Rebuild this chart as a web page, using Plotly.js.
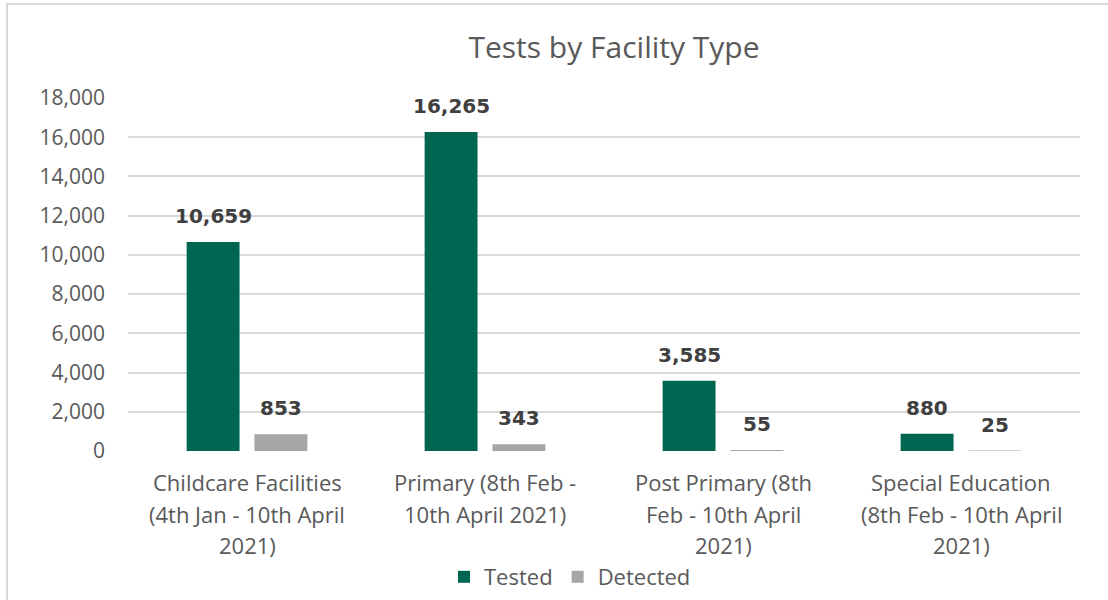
<!DOCTYPE html>
<html>
<head>
<meta charset="utf-8">
<script src="https://cdn.plot.ly/plotly-3.0.1.min.js"></script>
<style>
  html, body { margin: 0; padding: 0; background: #ffffff; }
  #wrap { position: relative; width: 1108px; height: 600px; overflow: hidden; }
  #chart { position: absolute; left: 0; top: 0; width: 1108px; height: 600px; }
  #frame { position: absolute; left: 6px; top: 3px; width: 1200px; height: 700px;
           border-left: 2px solid #d9d9d9; border-top: 2px solid #d9d9d9; pointer-events: none; }
</style>
</head>
<body>
<div id="wrap">
  <div id="chart"></div>
  <div id="frame"></div>
</div>
<script>
const categories = [
  "Childcare Facilities<br>(4th Jan - 10th April<br>2021)",
  "Primary (8th Feb -<br>10th April 2021)",
  "Post Primary (8th<br>Feb - 10th April<br>2021)",
  "Special Education<br>(8th Feb - 10th April<br>2021)"
];
const seriesNames = ["Tested", "Detected"];
const tested = [10659, 16265, 3585, 880];
const detected = [853, 343, 55, 25];
const yTickValues = [0, 2000, 4000, 6000, 8000, 10000, 12000, 14000, 16000, 18000];

const W = 1108, H = 600;
const margin = { l: 128, r: 28, t: 98, b: 149 };
const bargap = 0.43, bargroupgap = 0.22;
const plotW = W - margin.l - margin.r;
const catW = plotW / categories.length;
const slotW = catW * (1 - bargap) / 2;

const labelFont = { family: "DejaVu Sans", size: 20, color: "#404040", weight: "bold" };
const axisFont = { family: "Open Sans", size: 22, color: "#595959" };

const traces = [
  { type: "bar", name: seriesNames[0], x: categories, y: tested,
    marker: { color: "#006652" }, hoverinfo: "skip" },
  { type: "bar", name: seriesNames[1], x: categories, y: detected,
    marker: { color: "#a6a6a6" }, hoverinfo: "skip" }
];

const annotations = [];
// data labels above bars
[tested, detected].forEach((vals, s) => {
  vals.forEach((v, i) => {
    annotations.push({
      xref: "x", yref: "y", x: categories[i], y: v,
      xshift: (s === 0 ? -1 : 1) * slotW / 2, yshift: 12,
      xanchor: "center", yanchor: "bottom", showarrow: false,
      text: "<b>" + v.toLocaleString("en-US") + "</b>", font: labelFont
    });
  });
});
// category labels, one annotation per line for Excel-like line spacing
categories.forEach((c) => {
  c.split("<br>").forEach((line, k) => {
    annotations.push({
      xref: "x", yref: "y", x: c, y: 0, yshift: -(31 + 31.5 * k),
      xanchor: "center", yanchor: "middle", showarrow: false,
      text: line, font: axisFont
    });
  });
});

const layout = {
  width: W, height: H, margin: margin,
  paper_bgcolor: "rgba(0,0,0,0)", plot_bgcolor: "rgba(0,0,0,0)",
  font: { family: "Open Sans", color: "#595959", size: 21 },
  title: { text: "Tests by Facility Type", font: { family: "Open Sans", size: 30, color: "#595959" },
           x: 614 / W, xanchor: "center", y: 1 - 47 / H, yanchor: "middle" },
  barmode: "group", bargap: bargap, bargroupgap: bargroupgap,
  showlegend: true,
  legend: { orientation: "h", xref: "container", yref: "container", x: 570 / W, y: 1 - 577 / H,
            xanchor: "center", yanchor: "middle", font: { family: "Open Sans", size: 22, color: "#595959" } },
  annotations: annotations,
  xaxis: { showgrid: false, showline: false, ticks: "", showticklabels: false, fixedrange: true },
  yaxis: { range: [0, 18000], tickvals: yTickValues, tickformat: ",d", showgrid: true,
           gridcolor: "#d9d9d9", gridwidth: 2, zeroline: false, showline: false, ticks: "",
           tickfont: { family: "Open Sans", size: 21, color: "#595959" }, ticklabelstandoff: 22, fixedrange: true }
};

Plotly.newPlot("chart", traces, layout, { displayModeBar: false, staticPlot: true });
</script>
</body>
</html>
--------------------
What is required:
Would you set down the listing exactly, omitting pictures?

Answer to the exercise:
Rebuild this chart as a web page, using Plotly.js.
<!DOCTYPE html>
<html>
<head>
<meta charset="utf-8">
<script src="https://cdn.plot.ly/plotly-3.0.1.min.js"></script>
<style>
  html, body { margin: 0; padding: 0; background: #ffffff; }
  #wrap { position: relative; width: 1108px; height: 600px; overflow: hidden; }
  #chart { position: absolute; left: 0; top: 0; width: 1108px; height: 600px; }
  #frame { position: absolute; left: 6px; top: 3px; width: 1200px; height: 700px;
           border-left: 2px solid #d9d9d9; border-top: 2px solid #d9d9d9; pointer-events: none; }
</style>
</head>
<body>
<div id="wrap">
  <div id="chart"></div>
  <div id="frame"></div>
</div>
<script>
const categories = [
  "Childcare Facilities<br>(4th Jan - 10th April<br>2021)",
  "Primary (8th Feb -<br>10th April 2021)",
  "Post Primary (8th<br>Feb - 10th April<br>2021)",
  "Special Education<br>(8th Feb - 10th April<br>2021)"
];
const seriesNames = ["Tested", "Detected"];
const tested = [10659, 16265, 3585, 880];
const detected = [853, 343, 55, 25];
const yTickValues = [0, 2000, 4000, 6000, 8000, 10000, 12000, 14000, 16000, 18000];

const W = 1108, H = 600;
const margin = { l: 128, r: 28, t: 98, b: 149 };
const bargap = 0.43, bargroupgap = 0.22;
const plotW = W - margin.l - margin.r;
const catW = plotW / categories.length;
const slotW = catW * (1 - bargap) / 2;

const labelFont = { family: "DejaVu Sans", size: 20, color: "#404040", weight: "bold" };
const axisFont = { family: "Open Sans", size: 22, color: "#595959" };

const traces = [
  { type: "bar", name: seriesNames[0], x: categories, y: tested,
    marker: { color: "#006652" }, hoverinfo: "skip" },
  { type: "bar", name: seriesNames[1], x: categories, y: detected,
    marker: { color: "#a6a6a6" }, hoverinfo: "skip" }
];

const annotations = [];
// data labels above bars
[tested, detected].forEach((vals, s) => {
  vals.forEach((v, i) => {
    annotations.push({
      xref: "x", yref: "y", x: categories[i], y: v,
      xshift: (s === 0 ? -1 : 1) * slotW / 2, yshift: 12,
      xanchor: "center", yanchor: "bottom", showarrow: false,
      text: "<b>" + v.toLocaleString("en-US") + "</b>", font: labelFont
    });
  });
});
// category labels, one annotation per line for Excel-like line spacing
categories.forEach((c) => {
  c.split("<br>").forEach((line, k) => {
    annotations.push({
      xref: "x", yref: "y", x: c, y: 0, yshift: -(31 + 31.5 * k),
      xanchor: "center", yanchor: "middle", showarrow: false,
      text: line, font: axisFont
    });
  });
});

const layout = {
  width: W, height: H, margin: margin,
  paper_bgcolor: "rgba(0,0,0,0)", plot_bgcolor: "rgba(0,0,0,0)",
  font: { family: "Open Sans", color: "#595959", size: 21 },
  title: { text: "Tests by Facility Type", font: { family: "Open Sans", size: 30, color: "#595959" },
           x: 614 / W, xanchor: "center", y: 1 - 47 / H, yanchor: "middle" },
  barmode: "group", bargap: bargap, bargroupgap: bargroupgap,
  showlegend: true,
  legend: { orientation: "h", xref: "container", yref: "container", x: 570 / W, y: 1 - 577 / H,
            xanchor: "center", yanchor: "middle", font: { family: "Open Sans", size: 22, color: "#595959" } },
  annotations: annotations,
  xaxis: { showgrid: false, showline: false, ticks: "", showticklabels: false, fixedrange: true },
  yaxis: { range: [0, 18000], tickvals: yTickValues, tickformat: ",d", showgrid: true,
           gridcolor: "#d9d9d9", gridwidth: 2, zeroline: false, showline: false, ticks: "",
           tickfont: { family: "Open Sans", size: 21, color: "#595959" }, ticklabelstandoff: 22, fixedrange: true }
};

Plotly.newPlot("chart", traces, layout, { displayModeBar: false, staticPlot: true });
</script>
</body>
</html>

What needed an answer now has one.